Where Biret approaches her Beethoven from the Romantic side of Brahms and Liszt, Schiff approaches his from the Classical side of Haydn and Mozart, providing a keen contrast in performance styles and mores. Both pianists have recorded much Beethoven before and come to these pieces seasoned and well-versed. The early Beethoven sonatas brim with Classical vitality difficult to temper with a Brahmsian flair. It should be interesting to hear where the old school Romantic meets the new school traditionalist during their common pilgrimage to Beethoven.
Idil Biret
Idil Biret Beethoven Edition, Vol. 1: Piano Sonatas, Vol. 1, Nos. 1, 2, 19, 20
Naxos
2008
The first release of Idil Berit's Beethoven Edition assembles the composer's first two piano sonatas and couples them with sonatas 19 and 20. The pairing is appropriate as the two latter sonatas are known as Beethoven's Leichte Sonaten ("Easy Sonatas") and are thought to have been composed around the time of his third and fourth piano sonatas, but not published until 1805. The quartet of sonatas offers a good example of early Beethoven in the hands of a master Romantic. Biret performs these pieces with an authority that recalls Vladimir Horowitz and Sviatoslav Richter, if not Richter's fellow Ukrainian Emil Gilels. This authority brims with technical competence and musical telepathy that presents the pieces with a regimented, yet appealing, beauty.
Biret lights the first sonata's (in F minor, Op. 2, No. 1) opening Mannheim rocket with a Molotov cocktail, detonating its energy and prerogative right off the mark. The notes march a determined course with an equally determined momentum that is almost militant. Given the F minor key, Biret plays the allegro as almost a march. The adagio is delicately cast as a brass monolith, not lacking warmth but giving none away. The A major sonata, Op. 2, No. 2 is bright and good natured, both characteristics well represented in Biret's performance of all four of the included sonatas. She often gives her left hand tonal authority over her right, further justifying her comparison with Horowitz.
Her performances of sonatas 19 and 20 are equally authoritative if not more spare and austere, particularly in the slower sections. This is playing that shows off experience and confidence. Originally written as piano exercises for Beethoven's family and friends, Biret infuses the Leichte Sonaten with equal importance and stature with their contemporaries, giving them a durable romantic varnishing. This inauguration of Biret's Beethoven sonata set suggests that an important Beethoven renaissance is underway.
Andras Schiff
Ludwig van Beethoven: The Piano Sonatas, Vol. I, Nos. 1, 2, 3, 4 and Ludwig van Beethoven: The Piano Sonatas, Vol.
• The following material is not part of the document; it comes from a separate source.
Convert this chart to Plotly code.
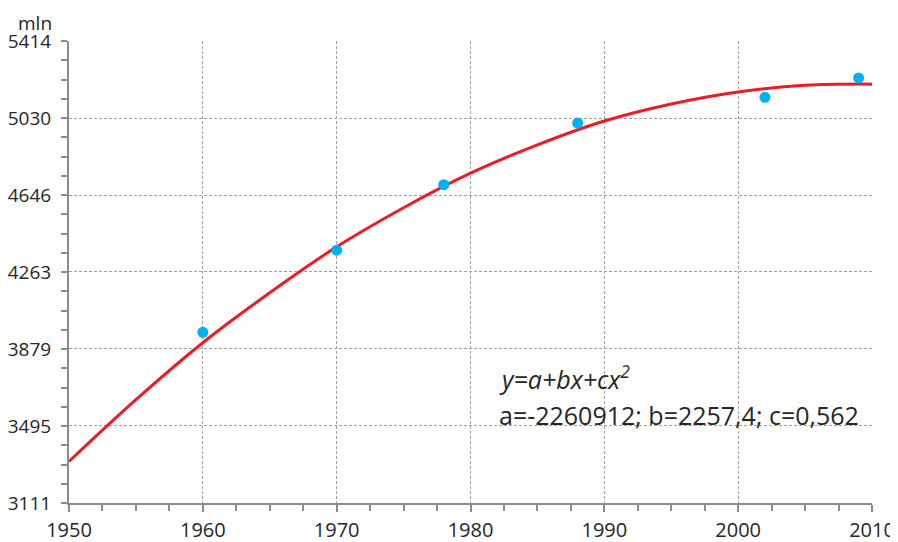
import plotly.graph_objects as go

# Observed data points (year, mln)
point_years = [1960, 1970, 1978, 1988, 2002, 2009]
point_values = [3962, 4371, 4698, 5005, 5133, 5230]

# Fitted trend curve
curve_years = [1950, 1955, 1960, 1965, 1970, 1975, 1980, 1985, 1990, 1995, 2000, 2005, 2010]
curve_values = [3318, 3626, 3910, 4159, 4388, 4583, 4755, 4896, 5015, 5100, 5160, 5193, 5199]

# Axis ticks
x_ticks = [1950, 1960, 1970, 1980, 1990, 2000, 2010]
y_ticks = [3111, 3495, 3879, 4263, 4646, 5030, 5414]
y_ticklabels = [str(v) for v in y_ticks]

# The page body has an 8px margin, so the figure sits at (8, 8) in the window
OFF = 8
W, H = 898 - OFF, 542 - OFF
# plot area in window pixels: x 69..872, y 41..503
L, R, T, B = 69 - OFF, W - (872 - OFF), 41 - OFF, H - (503 - OFF)
pw, ph = W - L - R, H - T - B

def px_to_paper(px, py):
    fx, fy = px - OFF, py - OFF
    return (fx - L) / pw, (H - B - fy) / ph

fig = go.Figure()
fig.add_trace(go.Scatter(
    x=curve_years, y=curve_values, mode="lines",
    line=dict(color="#ED1C24", width=3, shape="spline", smoothing=1.0),
    showlegend=False, hoverinfo="skip"))
fig.add_trace(go.Scatter(
    x=point_years, y=point_values, mode="markers",
    marker=dict(color="#00B0F0", size=11),
    showlegend=False))

font = "Open Sans, DejaVu Sans, sans-serif"
axcol = "#8C8C8C"
gridcol = "#A0A0A0"

fig.update_layout(
    width=W, height=H,
    margin=dict(l=L, r=R, t=T, b=B, pad=0),
    paper_bgcolor="white", plot_bgcolor="white",
    font=dict(family=font, size=20, color="#262626"),
    xaxis=dict(
        range=[1950, 2010], tickmode="array", tickvals=x_ticks,
        ticktext=[str(v) for v in x_ticks], automargin=False,
        showline=True, linecolor=axcol, linewidth=2,
        ticks="outside", ticklen=7, tickwidth=2, tickcolor=axcol,
        showgrid=True, gridcolor=gridcol, griddash="3px,2px", gridwidth=1,
        zeroline=False, ticklabelstandoff=1,
        minor=dict(tick0=1950, dtick=2.5, ticks="outside", ticklen=6,
                   tickwidth=2, tickcolor=axcol, showgrid=False),
    ),
    yaxis=dict(
        range=[3111, 5414], tickmode="array", tickvals=y_ticks,
        ticktext=y_ticklabels, automargin=False, tickfont=dict(size=19),
        showline=True, linecolor=axcol, linewidth=2,
        ticks="outside", ticklen=6, tickwidth=2, tickcolor=axcol,
        showgrid=True, gridcolor=gridcol, griddash="3px,2px", gridwidth=1,
        zeroline=False, ticklabelstandoff=6,
        minor=dict(tick0=3111, dtick=2303 / 24, ticks="outside", ticklen=6,
                   tickwidth=2, tickcolor=axcol, showgrid=False),
    ),
)

ax, ay = px_to_paper(35, 8)
fig.add_annotation(xref="paper", yref="paper", x=ax, y=ay, text="mln",
                   showarrow=False, xanchor="center", yanchor="top",
                   font=dict(size=19))
ex, ey = px_to_paper(497, 377)
fig.add_annotation(xref="paper", yref="paper", x=ex, y=ey,
                   text="<i>y=a+bx+cx<sup>2</sup></i>",
                   showarrow=False, xanchor="left", yanchor="middle",
                   font=dict(size=25))
ex2, ey2 = px_to_paper(497, 415)
fig.add_annotation(xref="paper", yref="paper", x=ex2, y=ey2,
                   text="a=-2260912; b=2257,4; c=0,562",
                   showarrow=False, xanchor="left", yanchor="middle",
                   font=dict(size=25))

fig.write_html("out.html")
III, Nos. 19, 20, 9, 10, 11
ECM Records
2004
Hungarian Andras Schiff has been working up to his complete recording of the Beethoven sonatas for a number of years. Having surveyed a goodly number of Beethoven's piano sonatas for Decca in the 1980s and 1990s, Schiff returned to and plowed through all of the sonatas in a series of live performances which were recorded. There is precedence for this musical double duty in Schiff's reconsideration of Bach's Goldberg Variations for ECM (2001) ten years after his 1990 set on Decca. All of the Baroque and Classical preparation Schiff has accomplished before taking on the Beethoven 32 has paid off in splendidly transparent performances of the sonatas.